DPD installed sensors in its depots as well as libraries, schools and a firestation as part of a collaboration with Pollutrack and Dublin City Council.
In Trinity, a sensor has been installed in New Square to capture particulate matter (PM) 2.5 levels in real-time and transmit the data every 12 seconds via GSM to a database developed by Pollutrack.
Trinity says PM2.5 is generated by the burning of fossil fuels and can be harmful if it enters the lungs or blood stream, especially for people with asthma.
John Gallagher, assistant professor in environmental systems modelling at Trinity, says: “The extensive monitoring network will feed into a city-wide dataset that can improve how we map air quality in Dublin, and more importantly help us target pollution hotspots and design informed solutions across the city.”

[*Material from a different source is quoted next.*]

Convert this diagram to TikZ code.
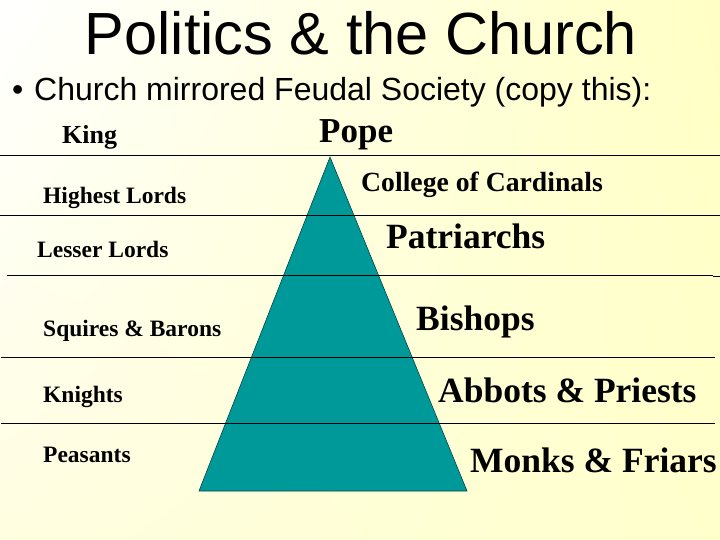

Aside from Trinity, the information will also be shared for free with other leading universities, local authorities, the Asthma Society of Ireland and the public as part of an initiative to support awareness around Dublin's air quality.
DPD Ireland chief executive Des Travers says: “If we put the right information in the right hands, we hope to make a positive influence on people’s lives in Dublin. Our vans are gathering incredible data about Dublin’s air quality, which we will give to universities and city authorities.”
Anybody can use the Air Diag portal to see how much PM is in the air in their street.